"Not very much" means a barely perceptable difference in signal quality when
used with a standard portable shortwave radio, if any perceptablel
difference at all. At any freq in the shortwave spectrum, but mainly from
approximately 6 MHz to 12 MHz. The commercial product I was copying is
supposed to help pull in weak signals, but I have heard it doesn't do this
very impressively, so suspected the schematic I was working with was just
not designed very well. Makes use of two N-channel JFETs and a UHF high
speed switch, but left a lot to be desired on my part. I added a
Q-multiplier taken from Joe Carr's Practical Antenna Handbook, which
improved things, but I'm still not satisfied as I want it to work with the
on-board whip as well as it does with the 110' longwire antenna I currently
use it with. I am guessing I need another 20 or 30 db out of it, at least.

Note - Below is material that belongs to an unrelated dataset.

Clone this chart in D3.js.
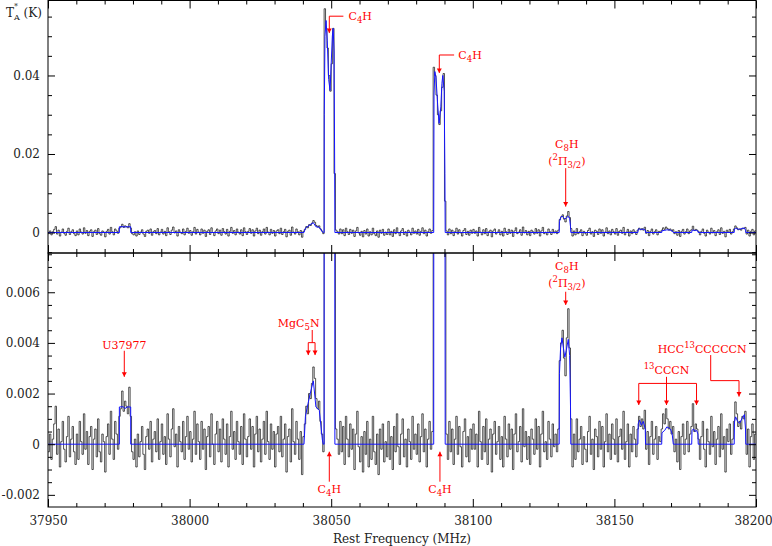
<!DOCTYPE html>
<html><head><meta charset="utf-8">
<script src="https://cdn.jsdelivr.net/npm/d3@7"></script>
<style>html,body{margin:0;padding:0;background:#fff;} svg{display:block;}</style>
</head><body><svg id="c" width="772" height="546"></svg>
<script>
// ---------------- DATA ----------------
const freqStart = 37950;      // MHz
const chanWidth = 0.5;        // MHz
const unitK = 1e-5;           // spectrum and model values are in units of 1e-5 K
const spectrum = [
 -30, 40, -60, 20, 80, 150, -40, 60, -90, 10, 90, -20, -70, 30, 110, -50, 20, 70, -30, -80,
 40, -60, 90, 10, -40, 120, -20, 50, -80, 30, 70, -100, 20, 60, -50, 100, -30, -70, 40, 10,
 -110, 30, 80, -40, 130, 20, -60, 90, 40, -20, 110, 140, 210, 130, 170, 150, 120, 225, 110, -30,
 -60, 20, -90, 40, -50, 10, 70, -40, -100, 30, 60, -20, 90, -70, 20, 50, -30, 100, -60, 10,
 80, -40, 30, -80, 120, 20, -50, 60, 140, -10, 40, -90, 70, 10, -30, 90, -60, 30, 110, -20,
 50, -70, 20, 130, -40, 80, 10, -60, 90, -20, 60, -100, 30, 70, -50, 120, 0, -80, 40, 90,
 -30, 60, -70, 100, 20, -40, 80, -90, 30, 130, -20, 50, -60, 90, 10, -40, 70, -80, 120, 20,
 -50, 30, 100, -20, 70, -90, 40, 110, -30, 60, -70, 20, 90, -40, 130, 10, -60, 80, -20, 50,
 -90, 40, 70, -30, 110, -50, 20, 80, -110, 30, 60, -70, 140, 10, -40, 90, 20, -60, 50, -120,
 30, 80, 150, 120, 200, 180, 240, 305, 260, 180, 140, 170, 90, 40, -30, 5700, 5200, 4700, 4000, 3600,
 4300, 5200, 1500, 60, 20, -40, 90, -30, 70, -80, 110, 20, -50, 80, -20, 60, -100, 40, 130, -10,
 -70, 30, -110, 50, -40, 90, -90, 20, -60, 110, -30, -80, 40, -120, 60, -20, 80, -70, 10, -50,
 90, -60, 30, -100, 70, -30, 120, -10, -80, 40, 100, -50, 20, -90, 60, 10, -60, 110, -20, 40,
 -40, 80, -70, 30, 120, -30, 60, -90, 20, 90, -20, 50, 4210, 4000, 3500, 3000, 2750, 3100, 3700, 4050,
 800, 40, -60, 90, -30, 60, -80, 20, 110, -40, 70, -10, -90, 50, 100, -50, 30, -70, 60, -20,
 80, -20, 40, -90, 130, 10, -60, 70, -30, 100, -80, 20, 60, -110, 40, 90, -40, 10, 70, -60,
 30, -90, 110, 20, -50, 80, -20, 60, -100, 40, 120, -30, 10, 70, -70, 140, -10, 50, -60, 30,
 -80, 60, 20, -40, 100, -20, 70, -90, 40, 130, -30, 10, -60, 90, 20, -50, 80, -10, 40, -30,
 60, 330, 400, 450, 340, 270, 420, 535, 380, 100, -90, 40, -60, 100, -30, 20, 70, -80, 30, -20,
 -70, 50, 110, -40, 20, -100, 60, 30, -50, 90, -20, 70, -90, 10, 120, -30, 40, -60, 80, 20,
 -40, 100, -70, 30, 60, -20, 130, -60, 10, 80, -90, 40, -30, 70, 20, -50, 60, 110, 70, 100,
 60, 134, -20, 50, -80, 30, 90, -40, 20, 70, -60, 30, 10, 60, 120, 80, 140, 100, 60, 90,
 40, 70, -30, 20, -70, 50, -100, 30, 80, -40, 20, 90, -30, 40, 70, 160, 50, 80, 60, 20,
 -60, 30, 90, -20, -90, 60, 10, -40, 110, -10, 50, -80, 20, 70, -50, 120, -20, 30, -110, 60,
 10, 80, -40, 20, 90, 167, 120, 70, 90, 60, 110, 100, 130, -40, 60, -90, 30, 80, -60, 40
];
// model line profiles: [frequency MHz, value in 1e-5 K]
const modelU37977 = [[37975.2,0],[37975.2,147],[37976.5,148],[37977.2,141],[37978,147],[37979.2,147],[37979.2,0]];
const modelMgC5N = [[38040.4,0],[38040.9,110],[38041.8,160],[38042.8,210],[38043.7,250],[38044.6,147],[38045.8,134],[38046.9,16],[38047.2,0]];
const modelC4Ha = [[38047.5,0],[38047.55,3000],[38047.8,5000],[38048.2,5400],[38048.6,4900],[38049.1,3900],[38049.6,3620],[38050.0,4300],[38050.4,5000],[38050.7,5200],[38051.0,4600],[38051.2,2000],[38051.3,0]];
const modelC4Hb = [[38086.2,0],[38086.3,3500],[38086.6,4100],[38087.0,3950],[38087.6,3250],[38088.1,2780],[38088.7,3200],[38089.1,3800],[38089.4,4000],[38089.9,3600],[38090.15,1500],[38090.25,0]];
const modelC8H = [[38130.5,0],[38130.6,280],[38131.0,380],[38131.5,420],[38132.0,380],[38132.5,343],[38133.0,370],[38133.7,414],[38134.2,350],[38134.5,150],[38134.6,0]];
const model13CCCN1 = [[38158.3,0],[38158.4,80],[38158.9,95],[38159.5,75],[38160.2,90],[38160.9,60],[38161,0]];
const model13CCCN2 = [[38166.7,0],[38166.8,45],[38167.8,55],[38168.5,68],[38169.2,65],[38169.8,60],[38170.4,40],[38170.8,0]];
const model13CCCN3 = [[38177.3,0],[38177.4,55],[38178,60],[38178.5,50],[38179,55],[38179.5,40],[38179.6,0]];
const modelHCC13C5N = [[38192.3,0],[38192.4,90],[38192.8,108],[38193.5,90],[38194.2,83],[38195,100],[38195.9,117],[38196.3,60],[38196.4,0]];

const xMajorTicks = [37950, 38000, 38050, 38100, 38150, 38200];
const topMajorTicks = [0, 0.02, 0.04];
const botMajorTicks = [-0.002, 0, 0.002, 0.004, 0.006];
const xLabel = "Rest Frequency (MHz)";

// ---------------- LAYOUT ----------------
const svg = d3.select("#c");
const FONT = "'DejaVu Serif', serif";
const L = 48, R = 756, T1 = 0.5, B1 = 253, T2 = 253, B2 = 507;
const x = d3.scaleLinear().domain([37950, 38200]).range([L, R]);
const yTop = d3.scaleLinear().domain([-0.00522, 0.0591]).range([B1, T1]);
const yBot = d3.scaleLinear().domain([-0.00248, 0.00755]).range([B2, T2]);

const xMinor = d3.range(37950, 38201, 10).filter(v => !xMajorTicks.includes(v));
const topMinor = d3.range(-0.005, 0.0591, 0.005).map(v => +v.toFixed(4)).filter(v => !topMajorTicks.includes(v));
const botMinor = d3.range(-0.0020, 0.0076, 0.0005).map(v => +v.toFixed(5)).filter(v => !botMajorTicks.includes(v));

const defs = svg.append("defs");
defs.append("clipPath").attr("id","clipT").append("rect").attr("x",L).attr("y",T1).attr("width",R-L).attr("height",B1-T1);
defs.append("clipPath").attr("id","clipB").append("rect").attr("x",L).attr("y",T2).attr("width",R-L).attr("height",B2-T2);

// spectrum points
const specPts = spectrum.map((v,i) => [freqStart + i*chanWidth, v*unitK]);
specPts.push([freqStart + spectrum.length*chanWidth, spectrum[spectrum.length-1]*unitK]);
const modelPts = [[37950,0]].concat(modelU37977, modelMgC5N, modelC4Ha, modelC4Hb, modelC8H,
   model13CCCN1, model13CCCN2, model13CCCN3, modelHCC13C5N).map(d => [d[0], d[1]*unitK]);
modelPts.push([38200,0]);

function panel(y, clipId) {
  const g = svg.append("g");
  const gd = g.append("g").attr("clip-path", `url(#${clipId})`);
  gd.append("path").datum(specPts)
    .attr("d", d3.line().x(d=>x(d[0])).y(d=>y(d[1])).curve(d3.curveStepAfter))
    .attr("fill","none").attr("stroke","#1a1a1a").attr("stroke-width",0.75);
  gd.append("path").datum(modelPts)
    .attr("d", d3.line().x(d=>x(d[0])).y(d=>y(d[1])))
    .attr("fill","none").attr("stroke","#1414ff").attr("stroke-width",1);
  return g;
}
panel(yTop, "clipT");
panel(yBot, "clipB");

function styleAxis(g) {
  g.select(".domain").remove();
  g.attr("font-family", FONT).attr("font-size", 12);
  g.selectAll("text").attr("fill", "#222");
  g.selectAll("line").attr("stroke", "#000");
}
function xAxes(yPos, which) {
  const mk = which === 'top' ? d3.axisTop : d3.axisBottom;
  svg.append("g").attr("transform",`translate(0,${yPos})`)
    .call(mk(x).tickValues(xMinor).tickSize(-4).tickFormat("")).call(styleAxis);
  svg.append("g").attr("transform",`translate(0,${yPos})`)
    .call(mk(x).tickValues(xMajorTicks).tickSize(-8).tickFormat("")).call(styleAxis);
}
function yAxes(y, majors, minors, fmt) {
  svg.append("g").attr("transform",`translate(${L},0)`)
    .call(d3.axisLeft(y).tickValues(minors).tickSize(-4).tickFormat("")).call(styleAxis);
  svg.append("g").attr("transform",`translate(${L},0)`)
    .call(d3.axisLeft(y).tickValues(majors).tickSize(-7).tickPadding(8).tickFormat(fmt)).call(styleAxis);
  svg.append("g").attr("transform",`translate(${R},0)`)
    .call(d3.axisRight(y).tickValues(minors).tickSize(-4).tickFormat("")).call(styleAxis);
  svg.append("g").attr("transform",`translate(${R},0)`)
    .call(d3.axisRight(y).tickValues(majors).tickSize(-7).tickFormat("")).call(styleAxis);
}
const fmtTick = v => v === 0 ? "0" : (v < 0 ? "-" + String(Math.abs(v)) : String(v));

xAxes(T1, 'top');
xAxes(B1, 'bottom');
xAxes(T2, 'top');
svg.append("g").attr("transform",`translate(0,${B2})`)
  .call(d3.axisBottom(x).tickValues(xMinor).tickSize(-4).tickFormat("")).call(styleAxis);
const xb = svg.append("g").attr("transform",`translate(0,${B2})`)
  .call(d3.axisBottom(x).tickValues(xMajorTicks).tickSize(-8).tickPadding(9).tickFormat(d3.format("d"))).call(styleAxis);
xb.selectAll(".tick text").filter(d => d === 38200).attr("dx", -3);

yAxes(yTop, topMajorTicks, topMinor, fmtTick);
yAxes(yBot, botMajorTicks, botMinor, fmtTick);

// frames
svg.append("rect").attr("x",L).attr("y",T1).attr("width",R-L).attr("height",B1-T1).attr("fill","none").attr("stroke","#000");
svg.append("rect").attr("x",L).attr("y",T2).attr("width",R-L).attr("height",B2-T2).attr("fill","none").attr("stroke","#000");

// axis titles
svg.append("text").attr("x",(L+R)/2).attr("y",543).attr("text-anchor","middle")
  .attr("font-family",FONT).attr("font-size",12).attr("fill","#222").text(xLabel);
const yl = svg.append("text").attr("x",6).attr("y",17).attr("font-family",FONT).attr("font-size",12).attr("fill","#222");
yl.append("tspan").text("T");
yl.append("tspan").attr("font-size",8).attr("dy",-8).text("*");
yl.append("tspan").attr("font-size",8).attr("dx",-4).attr("dy",11).text("A");
yl.append("tspan").attr("dy",-3).text(" (K)");

// ---------------- ANNOTATIONS ----------------
const RED = "#ff0000";
const ann = svg.append("g");
function seg(x1,y1,x2,y2){
  ann.append("line").attr("x1",x1).attr("y1",y1).attr("x2",x2).attr("y2",y2)
    .attr("stroke",RED).attr("stroke-width",1);
}
function head(xp, yp, dir){
  ann.append("path").attr("d",`M${xp},${yp} L${xp-2.5},${yp-4.5*dir} L${xp+2.5},${yp-4.5*dir} Z`).attr("fill",RED);
}
function rich(xp, yp, parts, anchor){
  const t = ann.append("text").attr("x",xp).attr("y",yp).attr("text-anchor",anchor||"middle")
    .attr("font-family",FONT).attr("font-size",11).attr("fill",RED);
  let cur = 0;
  parts.forEach(p => {
    const s = t.append("tspan");
    let target = 0;
    if (p.sub) { target = 3; s.attr("font-size",8.5); }
    if (p.sup) { target = -5; s.attr("font-size",8.5); }
    if (target !== cur) s.attr("dy", target - cur);
    cur = target;
    s.text(p.t);
  });
  return t;
}
const C4H = [{t:"C"},{t:"4",sub:true},{t:"H"}];
const C8H = [{t:"C"},{t:"8",sub:true},{t:"H"}];
const PI = [{t:"("},{t:"2",sup:true},{t:"\u03A0"},{t:"3/2",sub:true},{t:")"}];

// top panel
{
  const xa = x(38049.33), yh = yTop(0.0551);
  seg(xa, yh, xa, yTop(0.0508)); head(xa, yTop(0.0508), 1);
  seg(xa, yh, x(38054.3), yh);
  rich(x(38056.1), yh+4, C4H, "start");
}
{
  const xa = x(38088.17), yh = yTop(0.04522);
  seg(xa, yh, xa, yTop(0.04064)); head(xa, yTop(0.04064), 1);
  seg(xa, yh, x(38093.4), yh);
  rich(x(38094.9), yh+4, C4H, "start");
}
{
  const xa = x(38132.8);
  rich(x(38133.2), yTop(0.0214), C8H);
  rich(x(38133.2), yTop(0.0172), PI);
  seg(xa, yTop(0.0164), xa, yTop(0.0066)); head(xa, yTop(0.0066), 1);
}
// bottom panel
{
  const xa = x(38132.8);
  rich(x(38133.2), yBot(0.00688), C8H);
  rich(x(38133.2), yBot(0.00621), PI);
  seg(xa, yBot(0.00602), xa, yBot(0.0055)); head(xa, yBot(0.0055), 1);
}
{
  const xa = x(37976.94);
  rich(x(37977), yBot(0.00375), [{t:"U37977"}]);
  seg(xa, yBot(0.00369), xa, yBot(0.00266)); head(xa, yBot(0.00266), 1);
}
{
  rich(x(38038.5), yBot(0.00463), [{t:"MgC"},{t:"5",sub:true},{t:"N"}]);
  const xs = x(38043.3), yb = yBot(0.00401), x1 = x(38041.9), x2 = x(38044.3);
  seg(xs, yBot(0.00451), xs, yb);
  seg(x1, yb, x2, yb);
  seg(x1, yb, x1, yBot(0.00352)); head(x1, yBot(0.00352), 1);
  seg(x2, yb, x2, yBot(0.00352)); head(x2, yBot(0.00352), 1);
}
[38049.33, 38088.4].forEach(f => {
  const xa = x(f);
  seg(xa, yBot(-0.00148), xa, yBot(-0.000296)); head(xa, yBot(-0.000296), -1);
  rich(xa, yBot(-0.00191), C4H);
});
{
  rich(x(38168.4), yBot(0.00277), [{t:"13",sup:true},{t:"CCCN"}]);
  const yh = yBot(0.0024), yt = yBot(0.00155);
  seg(x(38158.6), yh, x(38179.0), yh);
  seg(x(38168.4), yBot(0.00266), x(38168.4), yt);
  [38158.6, 38168.4, 38179.0].forEach(f => { seg(x(f), yh, x(f), yt); head(x(f), yt, 1); });
}
{
  rich(x(38181.0), yBot(0.00361), [{t:"HCC"},{t:"13",sup:true},{t:"CCCCCN"}]);
  const x1 = x(38184.0), x2 = x(38194.0), yh = yBot(0.00251);
  seg(x1, yBot(0.00352), x1, yh);
  seg(x1, yh, x2, yh);
  seg(x2, yh, x2, yBot(0.00188)); head(x2, yBot(0.00188), 1);
}
</script></body></html>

I am still fairly new to RF however, so it goes slowly.
Connecting a preamp directly to a receiver will not have a usefull
effect at all unless the preamp has a lower noise figure than the
front end
of the receiver. The noise figure, not the gain, is usually the
limiting factor.
When the preamp does have a usfull effect you will only notice
an increase in signal quality when the received signal would be
near the noise floor of the receiver without the preamp.
Shortwave is noisy, when listening to a signal that stronger than
about
10dB more than the sensitity figure of your receiver you will not
get any improvement from a preamp.
If connecting a preamp directly to a shortwave receiver has a
significant
effect it generally means that your receiver is deaf.
Preamps are usefull where there is significant loss in the cable
between the antenna and the receiver but only if the preamp is
at the antenna, not at the receiver.
Adding 30dB of wideband gain is unlikely to have a usefull effect. It
is likely to overload your receiver and produce lots
of noise due to intermodulation and harmonics when you
drive the receiver into nonlinearity.